Every librarian can go on about what we do, and the value of libraries - and given half an opportunity, we will. But a colleague shared this posting from a blog, and it answers the question so well that I will share it with you instead of giving you MY version of this speech (and apologies in advance - I have not found the attribution for this yet. When I do, I will correct the oversight)...
Dave Tyckoson, associate dean of the Henry Madden Library, California State University–Fresno, noted that the question got him thinking and he replied at length. His response synthesizes many of the answers I received, so I have quoted from it extensively. He says:
“Over the years we have stopped doing things such as filing catalog cards, revising looseleaf services, and mailing articles through interlibrary loan, but those are all pretty minor activities. And each one has been replaced with something that is the equivalent process done in a better way online. But all of those activities are just tinkering with our processes. To answer your question, I chose to look at the bigger picture of what libraries do and how that is evolving.

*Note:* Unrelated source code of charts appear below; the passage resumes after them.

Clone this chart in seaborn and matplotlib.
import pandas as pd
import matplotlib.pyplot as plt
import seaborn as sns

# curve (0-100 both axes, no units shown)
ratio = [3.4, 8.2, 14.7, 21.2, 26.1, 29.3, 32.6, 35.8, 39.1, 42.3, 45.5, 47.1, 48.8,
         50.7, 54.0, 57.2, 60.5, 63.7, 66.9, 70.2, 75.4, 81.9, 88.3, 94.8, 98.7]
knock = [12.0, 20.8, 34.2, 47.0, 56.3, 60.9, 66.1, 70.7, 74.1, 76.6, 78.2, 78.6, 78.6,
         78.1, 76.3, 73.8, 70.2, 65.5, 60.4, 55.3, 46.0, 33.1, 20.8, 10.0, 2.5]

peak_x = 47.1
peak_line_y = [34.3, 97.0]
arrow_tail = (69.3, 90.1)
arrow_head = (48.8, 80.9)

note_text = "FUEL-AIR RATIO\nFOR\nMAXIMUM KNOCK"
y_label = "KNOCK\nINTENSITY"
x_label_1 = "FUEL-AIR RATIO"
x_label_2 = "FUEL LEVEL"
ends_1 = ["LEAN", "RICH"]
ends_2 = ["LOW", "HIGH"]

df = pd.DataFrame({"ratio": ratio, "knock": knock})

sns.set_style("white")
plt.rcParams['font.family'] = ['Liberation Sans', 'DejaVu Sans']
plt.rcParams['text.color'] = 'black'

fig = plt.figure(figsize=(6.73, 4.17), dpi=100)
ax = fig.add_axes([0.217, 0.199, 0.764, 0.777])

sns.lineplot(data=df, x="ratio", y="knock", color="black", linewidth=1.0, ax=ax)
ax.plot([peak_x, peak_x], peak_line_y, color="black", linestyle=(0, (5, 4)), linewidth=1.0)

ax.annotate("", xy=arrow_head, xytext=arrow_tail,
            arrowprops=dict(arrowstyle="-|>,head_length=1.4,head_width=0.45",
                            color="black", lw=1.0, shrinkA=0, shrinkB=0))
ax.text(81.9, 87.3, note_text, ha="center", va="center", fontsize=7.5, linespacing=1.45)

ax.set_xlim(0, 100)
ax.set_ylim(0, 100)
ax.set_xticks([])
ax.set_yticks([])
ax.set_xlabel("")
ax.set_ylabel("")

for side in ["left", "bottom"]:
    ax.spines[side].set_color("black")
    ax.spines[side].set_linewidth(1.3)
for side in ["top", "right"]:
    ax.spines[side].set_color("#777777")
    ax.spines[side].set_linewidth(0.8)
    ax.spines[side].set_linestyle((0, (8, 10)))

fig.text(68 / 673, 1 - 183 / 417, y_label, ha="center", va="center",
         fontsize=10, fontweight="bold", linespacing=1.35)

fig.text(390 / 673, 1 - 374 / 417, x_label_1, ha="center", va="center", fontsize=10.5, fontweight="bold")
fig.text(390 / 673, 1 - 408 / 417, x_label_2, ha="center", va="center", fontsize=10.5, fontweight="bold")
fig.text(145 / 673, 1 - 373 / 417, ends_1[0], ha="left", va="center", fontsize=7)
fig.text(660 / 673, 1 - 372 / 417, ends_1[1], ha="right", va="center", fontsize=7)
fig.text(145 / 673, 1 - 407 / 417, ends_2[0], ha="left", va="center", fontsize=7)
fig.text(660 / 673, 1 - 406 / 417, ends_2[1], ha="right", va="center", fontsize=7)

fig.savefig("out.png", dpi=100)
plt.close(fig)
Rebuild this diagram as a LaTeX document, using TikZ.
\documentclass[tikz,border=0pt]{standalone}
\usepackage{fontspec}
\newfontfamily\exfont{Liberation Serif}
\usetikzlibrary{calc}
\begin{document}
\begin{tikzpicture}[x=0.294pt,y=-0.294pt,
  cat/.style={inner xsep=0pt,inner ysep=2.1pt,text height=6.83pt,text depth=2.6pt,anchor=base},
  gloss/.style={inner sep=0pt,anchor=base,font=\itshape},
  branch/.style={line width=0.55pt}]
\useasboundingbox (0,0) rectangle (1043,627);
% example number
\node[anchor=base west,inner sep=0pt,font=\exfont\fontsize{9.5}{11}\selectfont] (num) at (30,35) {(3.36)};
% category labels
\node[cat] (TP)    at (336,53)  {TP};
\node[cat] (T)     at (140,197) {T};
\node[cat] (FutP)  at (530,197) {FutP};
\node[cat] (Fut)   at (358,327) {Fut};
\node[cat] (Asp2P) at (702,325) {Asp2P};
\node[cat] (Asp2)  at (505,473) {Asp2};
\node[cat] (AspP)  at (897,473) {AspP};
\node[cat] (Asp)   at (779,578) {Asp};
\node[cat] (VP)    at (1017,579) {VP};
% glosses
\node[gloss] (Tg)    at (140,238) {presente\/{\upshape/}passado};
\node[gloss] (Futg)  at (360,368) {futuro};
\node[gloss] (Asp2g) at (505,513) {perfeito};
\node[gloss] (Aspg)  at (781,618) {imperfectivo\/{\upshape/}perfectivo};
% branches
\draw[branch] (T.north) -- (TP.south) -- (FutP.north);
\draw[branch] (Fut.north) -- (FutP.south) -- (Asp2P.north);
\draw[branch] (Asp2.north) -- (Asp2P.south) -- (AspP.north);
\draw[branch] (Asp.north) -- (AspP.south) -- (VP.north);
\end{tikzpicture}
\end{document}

The way that I define libraries, we have four primary functions that we do to support our community. We have done [them] for a long time and I believe that we will continue for the foreseeable future.
1. Collecting and preserving information. No matter what the information is, what format it takes, where it comes from, or what language it is in, libraries continue to build collections of interest to their communities.

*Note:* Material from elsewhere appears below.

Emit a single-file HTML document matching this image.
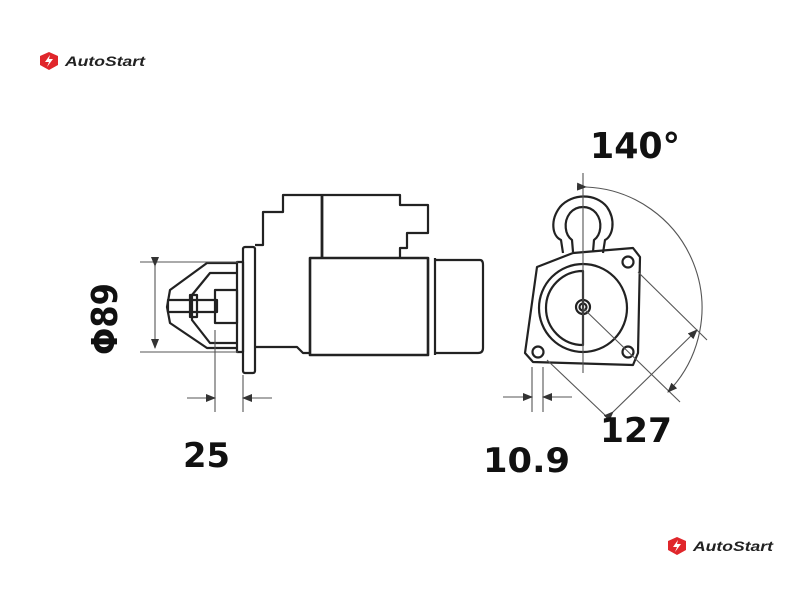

2. Organizing information. What began as simple (yet effective) author lists of books now includes MARC records, FRBR, RDA, and metadata. How we organize information has changed significantly, but I see no time in the future when librarians will stop organizing the information in their collections.

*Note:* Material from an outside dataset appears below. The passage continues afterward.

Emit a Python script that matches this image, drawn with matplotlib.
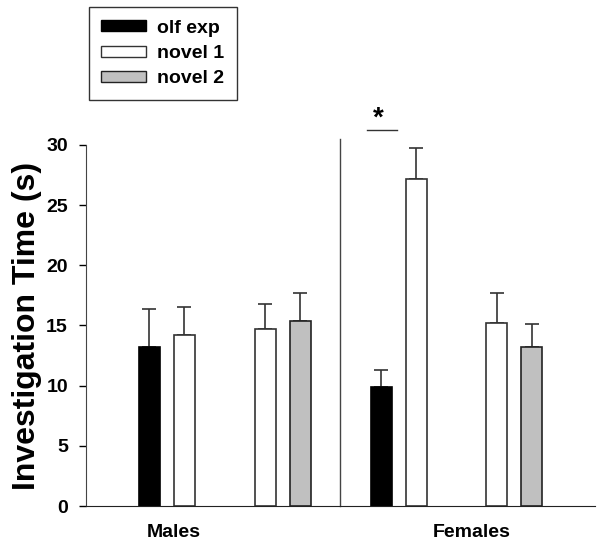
import matplotlib.pyplot as plt
from matplotlib.patches import Patch

plt.rcParams['font.family'] = ['Liberation Sans', 'DejaVu Sans']
plt.rcParams['font.weight'] = 'bold'

# values
conditions = ['olf exp', 'novel 1', 'novel 1', 'novel 2',
              'olf exp', 'novel 1', 'novel 1', 'novel 2']
means = [13.2, 14.2, 14.7, 15.4, 9.9, 27.2, 15.2, 13.2]
sems = [3.2, 2.3, 2.1, 2.3, 1.4, 2.5, 2.5, 1.9]
groups = ['Males', 'Females']

# bar positions along x (axis runs 0..509)
xpos = [63.5, 98.5, 179.5, 214.5, 295, 330, 410.5, 445.5]
colors = {'olf exp': 'black', 'novel 1': 'white', 'novel 2': '#c0c0c0'}
edges = {'olf exp': 'black', 'novel 1': '#333333', 'novel 2': '#222222'}

fig = plt.figure(figsize=(6, 5.43), dpi=100)
ax = fig.add_axes([0.1433, 0.0681, 0.8484, 0.6651])

for x, m, s, c in zip(xpos, means, sems, conditions):
    ax.bar(x, m, width=21, color=colors[c], edgecolor=edges[c], linewidth=1.2,
           zorder=2)
    ax.errorbar(x, m, yerr=[[0], [s]], color='#333333', capsize=5,
                elinewidth=1.2, capthick=1.2, zorder=1)

ax.set_xlim(0, 509)
ax.set_ylim(0, 30)
ax.set_yticks(range(0, 31, 5))
ax.tick_params(axis='y', direction='out', length=5, width=1, labelsize=14, pad=8)
ax.set_xticks([])
for sp in ['top', 'right']:
    ax.spines[sp].set_visible(False)
ax.spines['left'].set_color('#444444')
ax.spines['bottom'].set_color('#222222')
ax.set_ylabel('Investigation Time (s)', fontsize=23, fontweight='bold', labelpad=3)

# divider between sexes
ax.plot([253.7, 253.7], [0, 30.5], color='#444444', lw=1, clip_on=False)

# significance
ax.plot([281, 311], [31.25, 31.25], color='#333333', lw=1, clip_on=False)
ax.text(292, 32.2, '*', ha='center', va='center', fontsize=20, fontweight='bold')

ax.text(88, -2.2, groups[0], ha='center', va='center', fontsize=14, fontweight='bold')
ax.text(386, -2.2, groups[1], ha='center', va='center', fontsize=14, fontweight='bold')

handles = [Patch(facecolor=colors[c], edgecolor=edges[c], label=c)
           for c in ['olf exp', 'novel 1', 'novel 2']]
leg = fig.legend(handles=handles, loc='upper left', bbox_to_anchor=(0.148, 0.987),
                 borderaxespad=0, frameon=True, fancybox=False, edgecolor='black',
                 prop={'size': 14, 'weight': 'bold'}, handlelength=2.3,
                 handleheight=0.5, handletextpad=0.55, borderpad=0.65,
                 labelspacing=0.43)
leg.get_frame().set_linewidth(1)

fig.savefig('out.png', dpi=100)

3. Assisting users. Whether we call it reference or research or just plain help, librarians provide personal service to make sure that each person finds the information that meets his or her needs. Whether it is an individual or a group; through face-to-face, telephone, email, or chat assistance; finding a single document or researching a broad subject area; librarians are there to help. This is the service that personalizes the library for members of the community. As long as libraries serve communities, people in those communities will want help—and librarians will be there to provide it.
4. Promoting information unique to the community. This is the newest function of libraries, having begun in earnest only in the last two decades. This area also reflects a change in what is valued in the collections that libraries build. In olden times, when information was relatively scarce and hard to find, the library was often the single source for information for the community. In today’s world, where information is abundant and instantly available, it is the unique information in the collection that has the greatest value. Librarians are the ones digitizing these resources and making them available to the rest of the world. Commercially published books, journals, videos, and music can easily be replaced, but this local information cannot. This role is not only not going away, it is becoming increasingly important. [This is more of a function at universities, where institutional repositories are more common, though I expect to see it at our level as things continue to develop]
I do not see any of [these] as something that we will stop doing. We will continue to build collections, we will continue to organize collections and develop access tools for them, we will continue to help people seeking information, and we will increasingly digitize and promote local information. How we do those things will vary over time, but that we do them will not. We will probably purchase less published information and spend less time cataloging it, but we will increase our efforts in helping people find and use it and will definitely do more to digitize and promote local information. Tomorrow’s tools will look as different from the ones we use today as the iPad is from the card catalog. But tools are not what is really important.”